§ **Written task**:
Pictures aside, quote the whole listing exactly.

§ **Dataset extract**:
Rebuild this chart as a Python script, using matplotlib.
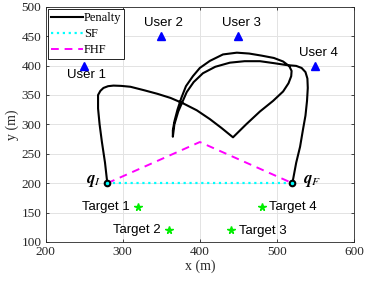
import matplotlib
matplotlib.use("Agg")
import matplotlib.pyplot as plt

# ---- data ----
penalty_x = [280, 277, 273, 270, 268, 268, 271, 275, 281, 288, 298, 310, 328, 345, 362, 378,
             396, 413, 428, 443, 460, 478, 495, 508, 515, 518.5, 519, 516, 508, 496, 480,
             464, 448, 430, 413, 400, 391, 382, 376, 371, 367, 365, 365, 367, 372, 378,
             383, 392, 404, 420, 439, 458, 478, 497, 512, 525, 532, 537, 539.5, 540, 539,
             537, 534, 530, 525, 520]
penalty_y = [200, 235, 270, 300, 327, 350, 357, 362, 365, 366, 365.5, 364, 358, 352, 345, 336,
             324, 309, 294, 278, 300, 322, 340, 356, 370, 382, 391, 399, 407, 413, 417,
             420.5, 422, 419, 408, 396, 382, 365, 345, 325, 305, 290, 279, 300, 322, 340,
             355, 372, 387, 398, 405, 407.5, 407.5, 404, 401, 399.5, 396, 389, 378, 362, 340,
             315, 293, 262, 235, 200]

sf_x = [280, 520]
sf_y = [200, 200]

fhf_x = [280, 400, 520]
fhf_y = [200, 270, 200]

user_x = [250, 350, 450, 550]
user_y = [400, 450, 450, 400]
user_labels = ["User 1", "User 2", "User 3", "User 4"]

target_x = [320, 360, 440, 480]
target_y = [160, 120, 120, 160]
target_labels = ["Target 1", "Target 2", "Target 3", "Target 4"]

x_ticks = [200, 300, 400, 500, 600]
y_ticks = [100, 150, 200, 250, 300, 350, 400, 450, 500]

# ---- plot ----
plt.rcParams['mathtext.fontset'] = 'stix'
serif = ['Liberation Serif', 'DejaVu Serif']
sans = ['Liberation Sans', 'DejaVu Sans']

fig = plt.figure(figsize=(3.65, 2.84), dpi=100)
ax = fig.add_axes([0.125, 0.148, 0.845, 0.828])

ax.grid(True, color='#e3e3e3', linewidth=0.7, zorder=0)
ax.set_axisbelow(True)

ax.plot(penalty_x, penalty_y, color='black', linewidth=1.5, label='Penalty', zorder=3)
ax.plot(sf_x, sf_y, color='cyan', linestyle=':', linewidth=1.6, label='SF', zorder=4)
ax.plot(fhf_x, fhf_y, color='magenta', linestyle=(0, (4, 3)), linewidth=1.4, label='FHF', zorder=3)

ax.plot([penalty_x[0], penalty_x[-1]], [penalty_y[0], penalty_y[-1]], 'o', color='black',
        markersize=4.5, zorder=5)
ax.plot([penalty_x[0], penalty_x[-1]], [penalty_y[0], penalty_y[-1]], 'o', color='cyan',
        markersize=1.5, zorder=6)

ax.plot(user_x, user_y, '^', color='blue', markersize=5.5, linestyle='none', zorder=5)
ax.plot(target_x, target_y, '*', color='#00ee00', markersize=5.5, linestyle='none', zorder=5)

fs = 9.5
# user labels
ax.text(253, 384, user_labels[0], ha='center', va='center', fontsize=fs, family=sans)
ax.text(353, 473, user_labels[1], ha='center', va='center', fontsize=fs, family=sans)
ax.text(454, 472, user_labels[2], ha='center', va='center', fontsize=fs, family=sans)
ax.text(554, 422, user_labels[3], ha='center', va='center', fontsize=fs, family=sans)
# target labels
ax.text(309, 160, target_labels[0], ha='right', va='center', fontsize=fs, family=sans)
ax.text(349, 120, target_labels[1], ha='right', va='center', fontsize=fs, family=sans)
ax.text(451, 118, target_labels[2], ha='left', va='center', fontsize=fs, family=sans)
ax.text(490, 160, target_labels[3], ha='left', va='center', fontsize=fs, family=sans)

ax.text(272, 205, r'$\mathbfit{q}_{I}$', ha='right', va='center', fontsize=12)
ax.text(534, 205, r'$\mathbfit{q}_{F}$', ha='left', va='center', fontsize=12)

ax.set_xlim(200, 600)
ax.set_ylim(100, 500)
ax.set_xticks(x_ticks)
ax.set_yticks(y_ticks)
ax.tick_params(direction='in', top=True, right=True, length=2.5, width=0.6,
               labelsize=9.5, pad=3, colors='#262626')
for lab in ax.get_xticklabels() + ax.get_yticklabels():
    lab.set_family(serif)
for s in ax.spines.values():
    s.set_linewidth(0.6)
    s.set_color('#262626')

ax.set_xlabel('x (m)', fontsize=10, family=serif, labelpad=1, color='#262626')
ax.set_ylabel('y (m)', fontsize=10, family=serif, labelpad=2, color='#262626')

leg = ax.legend(loc='upper left', bbox_to_anchor=(0.0, 1.0), borderaxespad=0.2,
                prop={'family': serif, 'size': 9}, frameon=True, fancybox=False,
                edgecolor='black', framealpha=1, handlelength=2.5, handletextpad=0.1,
                labelspacing=0.3, borderpad=0.25)
leg.get_frame().set_linewidth(0.6)

fig.savefig('out.png', dpi=100)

§ **Task answer**:
Rebuild this chart as a Python script, using matplotlib.
import matplotlib
matplotlib.use("Agg")
import matplotlib.pyplot as plt

# ---- data ----
penalty_x = [280, 277, 273, 270, 268, 268, 271, 275, 281, 288, 298, 310, 328, 345, 362, 378,
             396, 413, 428, 443, 460, 478, 495, 508, 515, 518.5, 519, 516, 508, 496, 480,
             464, 448, 430, 413, 400, 391, 382, 376, 371, 367, 365, 365, 367, 372, 378,
             383, 392, 404, 420, 439, 458, 478, 497, 512, 525, 532, 537, 539.5, 540, 539,
             537, 534, 530, 525, 520]
penalty_y = [200, 235, 270, 300, 327, 350, 357, 362, 365, 366, 365.5, 364, 358, 352, 345, 336,
             324, 309, 294, 278, 300, 322, 340, 356, 370, 382, 391, 399, 407, 413, 417,
             420.5, 422, 419, 408, 396, 382, 365, 345, 325, 305, 290, 279, 300, 322, 340,
             355, 372, 387, 398, 405, 407.5, 407.5, 404, 401, 399.5, 396, 389, 378, 362, 340,
             315, 293, 262, 235, 200]

sf_x = [280, 520]
sf_y = [200, 200]

fhf_x = [280, 400, 520]
fhf_y = [200, 270, 200]

user_x = [250, 350, 450, 550]
user_y = [400, 450, 450, 400]
user_labels = ["User 1", "User 2", "User 3", "User 4"]

target_x = [320, 360, 440, 480]
target_y = [160, 120, 120, 160]
target_labels = ["Target 1", "Target 2", "Target 3", "Target 4"]

x_ticks = [200, 300, 400, 500, 600]
y_ticks = [100, 150, 200, 250, 300, 350, 400, 450, 500]

# ---- plot ----
plt.rcParams['mathtext.fontset'] = 'stix'
serif = ['Liberation Serif', 'DejaVu Serif']
sans = ['Liberation Sans', 'DejaVu Sans']

fig = plt.figure(figsize=(3.65, 2.84), dpi=100)
ax = fig.add_axes([0.125, 0.148, 0.845, 0.828])

ax.grid(True, color='#e3e3e3', linewidth=0.7, zorder=0)
ax.set_axisbelow(True)

ax.plot(penalty_x, penalty_y, color='black', linewidth=1.5, label='Penalty', zorder=3)
ax.plot(sf_x, sf_y, color='cyan', linestyle=':', linewidth=1.6, label='SF', zorder=4)
ax.plot(fhf_x, fhf_y, color='magenta', linestyle=(0, (4, 3)), linewidth=1.4, label='FHF', zorder=3)

ax.plot([penalty_x[0], penalty_x[-1]], [penalty_y[0], penalty_y[-1]], 'o', color='black',
        markersize=4.5, zorder=5)
ax.plot([penalty_x[0], penalty_x[-1]], [penalty_y[0], penalty_y[-1]], 'o', color='cyan',
        markersize=1.5, zorder=6)

ax.plot(user_x, user_y, '^', color='blue', markersize=5.5, linestyle='none', zorder=5)
ax.plot(target_x, target_y, '*', color='#00ee00', markersize=5.5, linestyle='none', zorder=5)

fs = 9.5
# user labels
ax.text(253, 384, user_labels[0], ha='center', va='center', fontsize=fs, family=sans)
ax.text(353, 473, user_labels[1], ha='center', va='center', fontsize=fs, family=sans)
ax.text(454, 472, user_labels[2], ha='center', va='center', fontsize=fs, family=sans)
ax.text(554, 422, user_labels[3], ha='center', va='center', fontsize=fs, family=sans)
# target labels
ax.text(309, 160, target_labels[0], ha='right', va='center', fontsize=fs, family=sans)
ax.text(349, 120, target_labels[1], ha='right', va='center', fontsize=fs, family=sans)
ax.text(451, 118, target_labels[2], ha='left', va='center', fontsize=fs, family=sans)
ax.text(490, 160, target_labels[3], ha='left', va='center', fontsize=fs, family=sans)

ax.text(272, 205, r'$\mathbfit{q}_{I}$', ha='right', va='center', fontsize=12)
ax.text(534, 205, r'$\mathbfit{q}_{F}$', ha='left', va='center', fontsize=12)

ax.set_xlim(200, 600)
ax.set_ylim(100, 500)
ax.set_xticks(x_ticks)
ax.set_yticks(y_ticks)
ax.tick_params(direction='in', top=True, right=True, length=2.5, width=0.6,
               labelsize=9.5, pad=3, colors='#262626')
for lab in ax.get_xticklabels() + ax.get_yticklabels():
    lab.set_family(serif)
for s in ax.spines.values():
    s.set_linewidth(0.6)
    s.set_color('#262626')

ax.set_xlabel('x (m)', fontsize=10, family=serif, labelpad=1, color='#262626')
ax.set_ylabel('y (m)', fontsize=10, family=serif, labelpad=2, color='#262626')

leg = ax.legend(loc='upper left', bbox_to_anchor=(0.0, 1.0), borderaxespad=0.2,
                prop={'family': serif, 'size': 9}, frameon=True, fancybox=False,
                edgecolor='black', framealpha=1, handlelength=2.5, handletextpad=0.1,
                labelspacing=0.3, borderpad=0.25)
leg.get_frame().set_linewidth(0.6)

fig.savefig('out.png', dpi=100)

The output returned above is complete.